** BEGIN SUPPLIED DATA **

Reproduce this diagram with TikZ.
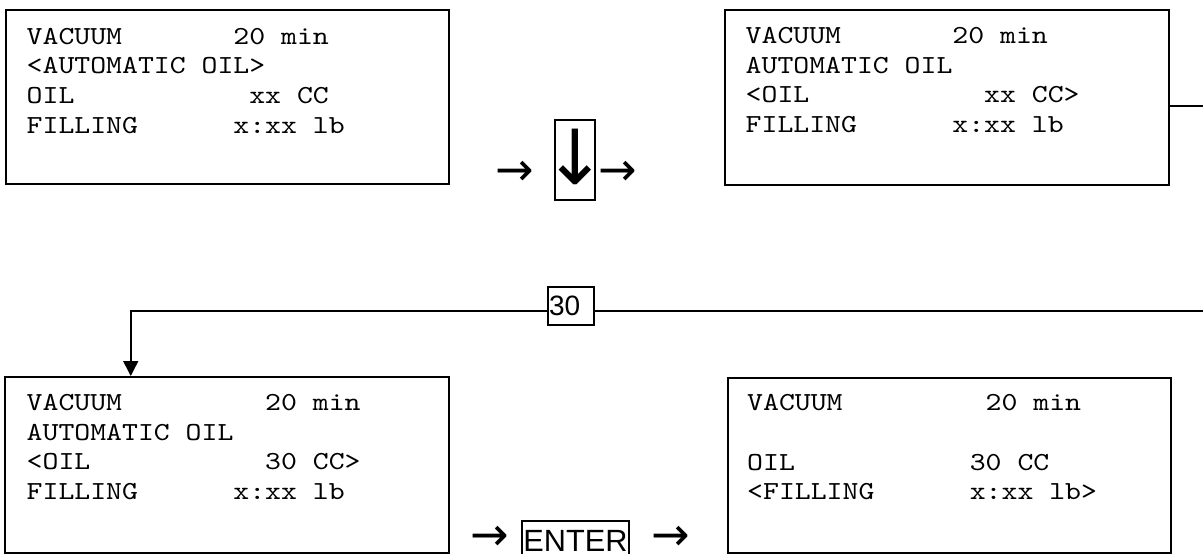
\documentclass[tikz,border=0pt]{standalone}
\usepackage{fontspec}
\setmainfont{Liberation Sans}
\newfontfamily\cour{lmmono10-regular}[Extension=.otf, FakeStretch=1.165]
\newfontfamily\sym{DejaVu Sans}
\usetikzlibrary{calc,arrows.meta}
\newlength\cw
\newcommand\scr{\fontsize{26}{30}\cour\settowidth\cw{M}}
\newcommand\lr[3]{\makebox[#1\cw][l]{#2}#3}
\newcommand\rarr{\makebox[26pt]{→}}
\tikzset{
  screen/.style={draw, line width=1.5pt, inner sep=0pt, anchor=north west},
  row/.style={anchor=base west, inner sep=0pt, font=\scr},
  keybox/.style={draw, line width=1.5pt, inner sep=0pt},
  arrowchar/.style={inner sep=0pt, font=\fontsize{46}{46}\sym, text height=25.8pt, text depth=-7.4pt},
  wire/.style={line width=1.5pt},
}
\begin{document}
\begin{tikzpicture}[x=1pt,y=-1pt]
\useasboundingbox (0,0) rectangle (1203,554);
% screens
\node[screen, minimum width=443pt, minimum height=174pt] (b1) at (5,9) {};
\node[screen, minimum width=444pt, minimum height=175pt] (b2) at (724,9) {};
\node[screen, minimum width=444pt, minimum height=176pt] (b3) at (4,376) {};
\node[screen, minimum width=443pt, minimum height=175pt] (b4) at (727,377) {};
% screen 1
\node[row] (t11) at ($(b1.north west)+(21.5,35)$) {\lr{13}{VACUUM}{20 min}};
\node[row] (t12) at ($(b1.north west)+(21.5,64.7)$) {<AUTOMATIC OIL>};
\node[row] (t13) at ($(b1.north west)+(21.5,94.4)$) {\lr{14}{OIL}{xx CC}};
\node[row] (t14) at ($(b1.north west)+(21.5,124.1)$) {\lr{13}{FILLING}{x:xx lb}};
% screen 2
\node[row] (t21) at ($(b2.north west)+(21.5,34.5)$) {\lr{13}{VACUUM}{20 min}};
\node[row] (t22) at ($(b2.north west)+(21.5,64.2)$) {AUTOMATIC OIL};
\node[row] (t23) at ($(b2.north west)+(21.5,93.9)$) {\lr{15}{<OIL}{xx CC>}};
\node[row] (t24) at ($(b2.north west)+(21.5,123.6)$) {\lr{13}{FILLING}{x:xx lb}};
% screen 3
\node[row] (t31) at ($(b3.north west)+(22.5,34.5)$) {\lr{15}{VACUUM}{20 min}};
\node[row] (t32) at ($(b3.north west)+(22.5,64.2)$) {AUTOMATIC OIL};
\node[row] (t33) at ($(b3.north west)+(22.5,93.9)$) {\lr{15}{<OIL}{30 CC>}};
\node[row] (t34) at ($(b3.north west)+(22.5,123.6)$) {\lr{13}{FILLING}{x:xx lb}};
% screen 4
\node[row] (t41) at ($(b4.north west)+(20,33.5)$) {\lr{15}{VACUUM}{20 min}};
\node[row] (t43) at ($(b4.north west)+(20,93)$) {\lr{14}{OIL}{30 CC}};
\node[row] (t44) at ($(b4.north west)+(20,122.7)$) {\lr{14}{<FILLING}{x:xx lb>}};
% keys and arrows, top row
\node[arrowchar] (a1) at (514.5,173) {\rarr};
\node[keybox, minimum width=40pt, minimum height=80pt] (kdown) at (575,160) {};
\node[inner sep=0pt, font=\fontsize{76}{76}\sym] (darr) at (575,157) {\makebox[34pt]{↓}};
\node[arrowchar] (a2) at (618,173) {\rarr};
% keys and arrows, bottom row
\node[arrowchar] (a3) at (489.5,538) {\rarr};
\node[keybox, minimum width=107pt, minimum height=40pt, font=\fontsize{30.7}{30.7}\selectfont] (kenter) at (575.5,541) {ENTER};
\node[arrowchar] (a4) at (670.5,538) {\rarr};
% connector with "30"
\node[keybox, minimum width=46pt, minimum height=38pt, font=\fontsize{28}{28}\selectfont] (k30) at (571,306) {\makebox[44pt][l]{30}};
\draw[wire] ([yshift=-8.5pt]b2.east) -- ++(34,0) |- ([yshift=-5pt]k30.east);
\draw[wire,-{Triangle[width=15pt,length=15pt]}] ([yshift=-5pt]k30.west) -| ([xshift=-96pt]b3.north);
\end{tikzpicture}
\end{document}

** END SUPPLIED DATA **

→ **DIRECTIVE**
Copy each line of the preceding data that contains the string "with".

→ **SOLUTION FOR THIS TASK**
Reproduce this diagram with TikZ.
% connector with "30"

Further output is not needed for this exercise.